(Figure scripts)
## Begin

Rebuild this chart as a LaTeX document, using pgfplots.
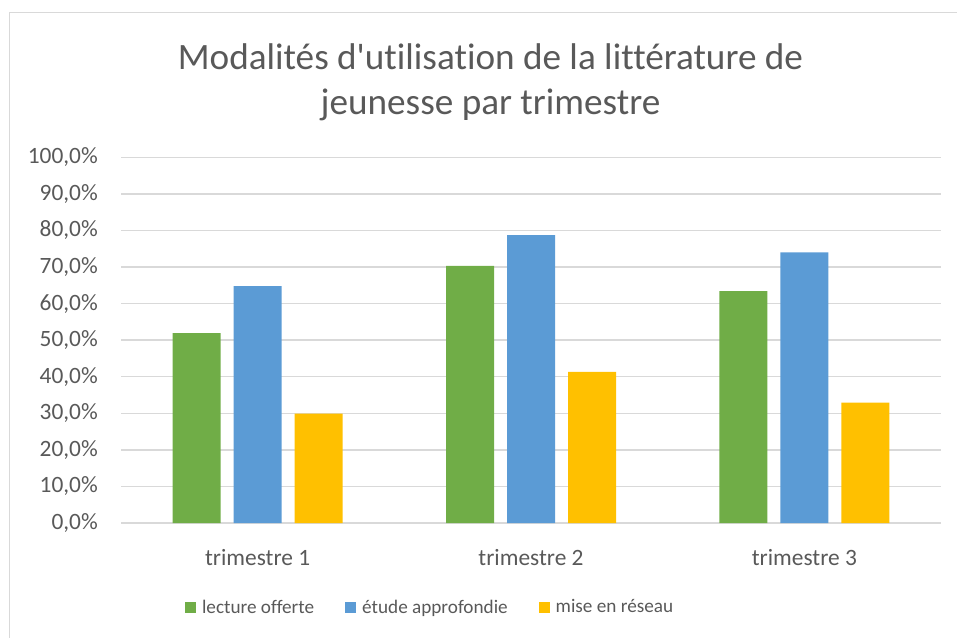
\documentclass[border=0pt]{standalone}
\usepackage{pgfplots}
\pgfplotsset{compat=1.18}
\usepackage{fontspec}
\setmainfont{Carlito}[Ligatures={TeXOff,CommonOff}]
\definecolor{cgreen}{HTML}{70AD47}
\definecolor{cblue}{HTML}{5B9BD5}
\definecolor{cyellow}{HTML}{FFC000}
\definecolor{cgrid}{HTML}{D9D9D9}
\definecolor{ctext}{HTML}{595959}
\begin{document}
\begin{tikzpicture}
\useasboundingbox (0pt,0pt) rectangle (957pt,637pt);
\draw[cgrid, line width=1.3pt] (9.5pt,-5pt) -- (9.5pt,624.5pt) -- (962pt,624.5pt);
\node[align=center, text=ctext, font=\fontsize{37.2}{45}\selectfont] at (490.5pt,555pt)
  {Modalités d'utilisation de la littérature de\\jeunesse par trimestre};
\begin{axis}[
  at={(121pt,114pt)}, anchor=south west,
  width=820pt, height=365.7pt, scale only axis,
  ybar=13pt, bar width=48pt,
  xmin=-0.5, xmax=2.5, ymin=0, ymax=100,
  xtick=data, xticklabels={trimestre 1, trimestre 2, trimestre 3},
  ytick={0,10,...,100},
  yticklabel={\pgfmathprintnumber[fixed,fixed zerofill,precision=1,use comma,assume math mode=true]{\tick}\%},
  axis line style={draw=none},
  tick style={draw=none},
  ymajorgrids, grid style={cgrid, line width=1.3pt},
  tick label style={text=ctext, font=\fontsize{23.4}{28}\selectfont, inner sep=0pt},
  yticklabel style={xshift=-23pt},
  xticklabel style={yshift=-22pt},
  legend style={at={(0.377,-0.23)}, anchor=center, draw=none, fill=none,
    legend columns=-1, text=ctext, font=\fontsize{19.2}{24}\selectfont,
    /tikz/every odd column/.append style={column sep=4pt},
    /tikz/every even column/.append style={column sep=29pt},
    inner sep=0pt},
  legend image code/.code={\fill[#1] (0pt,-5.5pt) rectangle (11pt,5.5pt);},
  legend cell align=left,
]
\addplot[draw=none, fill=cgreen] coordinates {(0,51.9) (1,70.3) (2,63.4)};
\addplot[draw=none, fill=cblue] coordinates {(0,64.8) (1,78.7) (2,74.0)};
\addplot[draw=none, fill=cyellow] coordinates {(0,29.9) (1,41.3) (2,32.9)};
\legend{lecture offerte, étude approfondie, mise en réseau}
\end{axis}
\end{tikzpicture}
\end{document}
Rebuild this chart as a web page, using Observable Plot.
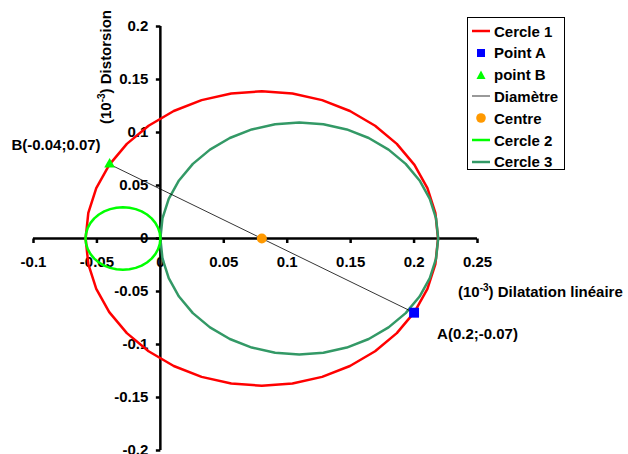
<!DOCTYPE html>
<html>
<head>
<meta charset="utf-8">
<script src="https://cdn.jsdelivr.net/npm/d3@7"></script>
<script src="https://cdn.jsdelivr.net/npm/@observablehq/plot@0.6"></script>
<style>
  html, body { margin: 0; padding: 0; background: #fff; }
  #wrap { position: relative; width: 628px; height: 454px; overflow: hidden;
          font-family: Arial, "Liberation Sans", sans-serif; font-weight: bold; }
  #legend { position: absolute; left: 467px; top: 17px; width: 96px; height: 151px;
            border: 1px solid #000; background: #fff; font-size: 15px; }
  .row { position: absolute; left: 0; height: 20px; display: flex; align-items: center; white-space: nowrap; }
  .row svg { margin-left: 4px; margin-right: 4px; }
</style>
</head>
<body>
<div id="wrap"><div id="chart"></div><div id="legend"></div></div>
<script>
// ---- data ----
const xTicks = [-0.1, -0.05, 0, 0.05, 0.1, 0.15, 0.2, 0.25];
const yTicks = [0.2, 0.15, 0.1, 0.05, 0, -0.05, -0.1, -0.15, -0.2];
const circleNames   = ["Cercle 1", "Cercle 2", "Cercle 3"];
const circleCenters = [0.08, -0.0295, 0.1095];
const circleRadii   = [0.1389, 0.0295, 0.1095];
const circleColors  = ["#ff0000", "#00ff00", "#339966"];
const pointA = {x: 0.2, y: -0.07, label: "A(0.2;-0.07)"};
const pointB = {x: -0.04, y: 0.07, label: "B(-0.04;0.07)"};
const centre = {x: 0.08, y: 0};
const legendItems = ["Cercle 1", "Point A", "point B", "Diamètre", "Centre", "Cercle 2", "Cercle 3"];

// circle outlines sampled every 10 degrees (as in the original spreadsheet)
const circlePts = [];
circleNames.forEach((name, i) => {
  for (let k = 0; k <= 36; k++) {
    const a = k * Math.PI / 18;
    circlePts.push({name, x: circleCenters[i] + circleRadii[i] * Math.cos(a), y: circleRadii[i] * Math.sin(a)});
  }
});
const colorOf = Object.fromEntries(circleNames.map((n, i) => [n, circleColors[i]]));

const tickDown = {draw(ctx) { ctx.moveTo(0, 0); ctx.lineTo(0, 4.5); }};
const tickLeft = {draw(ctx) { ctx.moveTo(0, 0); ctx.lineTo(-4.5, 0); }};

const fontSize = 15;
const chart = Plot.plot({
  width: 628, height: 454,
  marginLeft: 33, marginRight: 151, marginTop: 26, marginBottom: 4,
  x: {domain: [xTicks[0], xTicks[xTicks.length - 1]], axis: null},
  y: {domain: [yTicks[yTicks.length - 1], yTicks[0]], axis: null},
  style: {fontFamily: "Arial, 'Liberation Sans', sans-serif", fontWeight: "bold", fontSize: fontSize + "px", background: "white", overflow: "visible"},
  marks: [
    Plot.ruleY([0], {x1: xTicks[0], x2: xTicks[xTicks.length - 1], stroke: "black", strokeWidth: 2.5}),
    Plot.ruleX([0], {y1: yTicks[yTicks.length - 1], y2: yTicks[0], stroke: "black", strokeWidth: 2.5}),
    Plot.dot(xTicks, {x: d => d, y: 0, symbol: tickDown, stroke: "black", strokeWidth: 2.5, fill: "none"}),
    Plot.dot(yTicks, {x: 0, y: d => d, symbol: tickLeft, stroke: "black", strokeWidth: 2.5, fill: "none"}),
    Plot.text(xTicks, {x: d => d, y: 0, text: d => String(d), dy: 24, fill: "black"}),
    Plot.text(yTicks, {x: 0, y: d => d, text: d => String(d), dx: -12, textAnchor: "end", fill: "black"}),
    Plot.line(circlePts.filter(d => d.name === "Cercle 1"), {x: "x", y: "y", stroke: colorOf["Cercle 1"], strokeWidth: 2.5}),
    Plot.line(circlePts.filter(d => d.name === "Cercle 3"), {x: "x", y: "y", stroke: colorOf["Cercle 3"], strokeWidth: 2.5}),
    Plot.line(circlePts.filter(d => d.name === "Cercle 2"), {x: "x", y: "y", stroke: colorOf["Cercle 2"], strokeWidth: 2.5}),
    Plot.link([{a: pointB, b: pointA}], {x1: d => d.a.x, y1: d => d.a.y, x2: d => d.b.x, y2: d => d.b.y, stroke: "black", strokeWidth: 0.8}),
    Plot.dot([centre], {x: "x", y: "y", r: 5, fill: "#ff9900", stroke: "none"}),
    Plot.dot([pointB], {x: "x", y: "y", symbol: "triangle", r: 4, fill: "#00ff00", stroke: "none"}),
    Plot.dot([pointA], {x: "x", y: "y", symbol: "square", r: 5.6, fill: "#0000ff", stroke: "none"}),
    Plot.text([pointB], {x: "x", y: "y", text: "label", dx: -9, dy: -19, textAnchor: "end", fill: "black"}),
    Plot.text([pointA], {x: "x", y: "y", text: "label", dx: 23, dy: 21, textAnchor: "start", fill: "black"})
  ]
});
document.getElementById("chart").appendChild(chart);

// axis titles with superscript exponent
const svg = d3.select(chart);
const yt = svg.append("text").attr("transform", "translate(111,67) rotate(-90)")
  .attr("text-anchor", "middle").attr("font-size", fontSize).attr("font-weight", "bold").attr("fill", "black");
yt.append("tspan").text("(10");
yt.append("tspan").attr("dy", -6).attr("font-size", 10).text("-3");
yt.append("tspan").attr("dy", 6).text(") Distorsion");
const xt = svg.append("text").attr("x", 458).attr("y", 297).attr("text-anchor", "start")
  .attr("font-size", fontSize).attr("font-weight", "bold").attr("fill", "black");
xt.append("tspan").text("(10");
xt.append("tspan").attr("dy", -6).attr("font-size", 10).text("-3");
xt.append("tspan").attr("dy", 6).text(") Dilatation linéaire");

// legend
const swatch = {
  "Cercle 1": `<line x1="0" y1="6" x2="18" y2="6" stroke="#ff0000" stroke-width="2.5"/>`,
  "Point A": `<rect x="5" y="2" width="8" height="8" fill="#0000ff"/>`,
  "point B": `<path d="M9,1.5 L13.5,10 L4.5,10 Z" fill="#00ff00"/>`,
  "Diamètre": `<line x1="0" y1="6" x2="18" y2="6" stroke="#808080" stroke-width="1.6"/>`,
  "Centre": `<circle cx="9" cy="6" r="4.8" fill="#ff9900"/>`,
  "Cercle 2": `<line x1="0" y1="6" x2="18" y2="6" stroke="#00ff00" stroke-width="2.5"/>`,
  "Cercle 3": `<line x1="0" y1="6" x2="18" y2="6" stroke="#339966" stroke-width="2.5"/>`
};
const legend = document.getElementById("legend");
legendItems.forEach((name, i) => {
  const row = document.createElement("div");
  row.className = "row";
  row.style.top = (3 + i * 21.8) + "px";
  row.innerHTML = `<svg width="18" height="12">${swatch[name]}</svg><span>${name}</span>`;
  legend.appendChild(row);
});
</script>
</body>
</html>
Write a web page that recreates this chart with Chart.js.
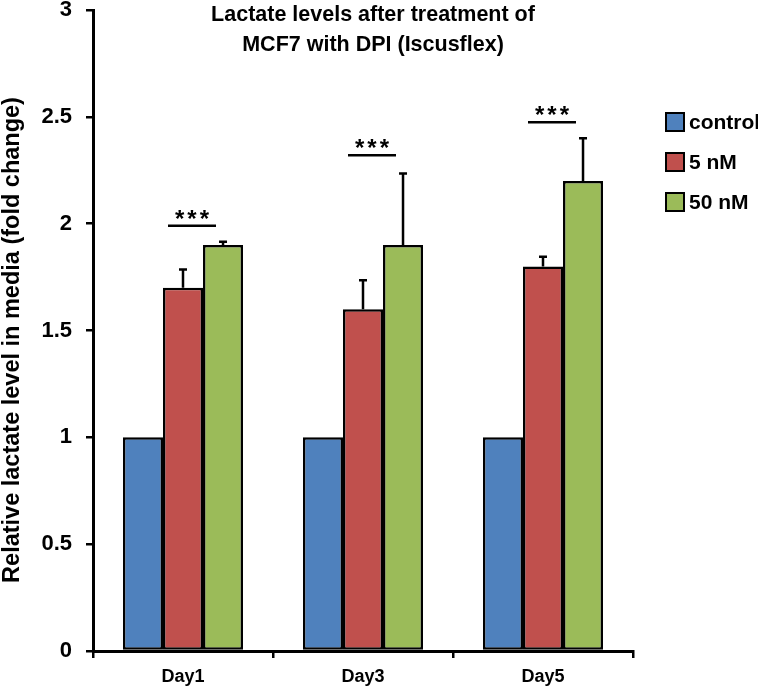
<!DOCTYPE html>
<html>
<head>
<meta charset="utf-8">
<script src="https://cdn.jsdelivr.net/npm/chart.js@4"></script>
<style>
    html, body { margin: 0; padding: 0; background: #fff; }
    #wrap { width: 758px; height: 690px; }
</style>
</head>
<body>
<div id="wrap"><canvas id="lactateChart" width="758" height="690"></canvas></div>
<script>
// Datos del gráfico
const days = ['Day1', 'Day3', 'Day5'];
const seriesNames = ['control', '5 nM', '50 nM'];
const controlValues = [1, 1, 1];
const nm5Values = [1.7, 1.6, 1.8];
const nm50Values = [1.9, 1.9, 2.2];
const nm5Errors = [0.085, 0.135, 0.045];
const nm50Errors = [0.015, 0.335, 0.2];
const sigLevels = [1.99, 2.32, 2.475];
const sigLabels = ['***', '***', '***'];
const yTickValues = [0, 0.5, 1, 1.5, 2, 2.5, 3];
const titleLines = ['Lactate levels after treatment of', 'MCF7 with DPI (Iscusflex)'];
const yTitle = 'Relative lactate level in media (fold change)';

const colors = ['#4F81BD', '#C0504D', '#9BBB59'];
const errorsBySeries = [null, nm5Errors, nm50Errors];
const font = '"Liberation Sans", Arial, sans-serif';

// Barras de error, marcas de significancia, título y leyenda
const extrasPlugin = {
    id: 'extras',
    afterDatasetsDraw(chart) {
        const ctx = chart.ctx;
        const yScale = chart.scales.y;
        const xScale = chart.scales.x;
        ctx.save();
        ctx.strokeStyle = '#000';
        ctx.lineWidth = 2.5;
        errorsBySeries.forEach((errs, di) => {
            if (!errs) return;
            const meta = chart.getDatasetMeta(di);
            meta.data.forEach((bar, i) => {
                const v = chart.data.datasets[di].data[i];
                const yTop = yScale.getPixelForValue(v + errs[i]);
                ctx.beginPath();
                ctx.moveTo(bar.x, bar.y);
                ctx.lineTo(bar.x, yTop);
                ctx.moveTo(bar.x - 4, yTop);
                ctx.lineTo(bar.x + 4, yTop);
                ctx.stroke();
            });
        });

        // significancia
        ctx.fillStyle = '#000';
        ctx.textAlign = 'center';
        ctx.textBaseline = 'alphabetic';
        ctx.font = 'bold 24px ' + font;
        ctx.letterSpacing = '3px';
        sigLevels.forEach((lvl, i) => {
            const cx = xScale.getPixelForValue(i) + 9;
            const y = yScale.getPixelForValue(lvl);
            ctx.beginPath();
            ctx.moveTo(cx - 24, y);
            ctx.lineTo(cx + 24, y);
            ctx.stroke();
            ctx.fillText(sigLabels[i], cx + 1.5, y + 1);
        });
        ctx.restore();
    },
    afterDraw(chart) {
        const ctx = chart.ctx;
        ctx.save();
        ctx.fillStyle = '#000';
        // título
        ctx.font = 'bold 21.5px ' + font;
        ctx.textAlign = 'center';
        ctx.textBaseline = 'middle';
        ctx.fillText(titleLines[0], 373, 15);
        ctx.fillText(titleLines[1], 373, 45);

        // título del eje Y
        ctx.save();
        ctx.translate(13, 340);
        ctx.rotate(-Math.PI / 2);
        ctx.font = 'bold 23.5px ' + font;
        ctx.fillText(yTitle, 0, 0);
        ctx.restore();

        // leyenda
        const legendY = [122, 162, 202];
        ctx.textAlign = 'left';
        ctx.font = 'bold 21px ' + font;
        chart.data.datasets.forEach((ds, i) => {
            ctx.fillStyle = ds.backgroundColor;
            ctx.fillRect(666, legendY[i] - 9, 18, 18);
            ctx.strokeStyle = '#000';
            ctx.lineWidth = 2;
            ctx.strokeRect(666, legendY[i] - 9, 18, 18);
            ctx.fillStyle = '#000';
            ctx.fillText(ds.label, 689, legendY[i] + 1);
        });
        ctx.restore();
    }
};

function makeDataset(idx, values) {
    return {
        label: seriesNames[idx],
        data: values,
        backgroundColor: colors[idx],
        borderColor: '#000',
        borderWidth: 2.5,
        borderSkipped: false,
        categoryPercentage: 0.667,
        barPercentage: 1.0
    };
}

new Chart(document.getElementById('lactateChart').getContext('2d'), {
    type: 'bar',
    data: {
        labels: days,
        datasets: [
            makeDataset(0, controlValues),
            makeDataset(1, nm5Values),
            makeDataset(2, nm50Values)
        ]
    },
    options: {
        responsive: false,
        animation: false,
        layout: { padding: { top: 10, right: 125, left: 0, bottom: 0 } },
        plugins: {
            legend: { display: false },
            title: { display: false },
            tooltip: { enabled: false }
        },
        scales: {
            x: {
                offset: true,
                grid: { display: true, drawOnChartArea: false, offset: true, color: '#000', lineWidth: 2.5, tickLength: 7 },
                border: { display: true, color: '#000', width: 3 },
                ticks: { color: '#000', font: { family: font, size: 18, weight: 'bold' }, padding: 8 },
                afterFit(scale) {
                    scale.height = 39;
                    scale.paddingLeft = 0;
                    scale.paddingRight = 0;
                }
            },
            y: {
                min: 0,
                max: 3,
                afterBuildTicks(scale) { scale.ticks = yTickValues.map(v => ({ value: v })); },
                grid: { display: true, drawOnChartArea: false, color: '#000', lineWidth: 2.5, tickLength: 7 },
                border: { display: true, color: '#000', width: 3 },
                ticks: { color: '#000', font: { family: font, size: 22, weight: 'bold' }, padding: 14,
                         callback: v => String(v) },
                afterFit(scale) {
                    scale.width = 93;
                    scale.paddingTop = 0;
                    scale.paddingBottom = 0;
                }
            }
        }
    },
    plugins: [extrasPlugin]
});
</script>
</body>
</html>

## End

* TASK OBJECTIVE *
Of the lines in the material, how many contain the word "this"? Reply with the number and nothing else.

* RESPONSE BELOW *
3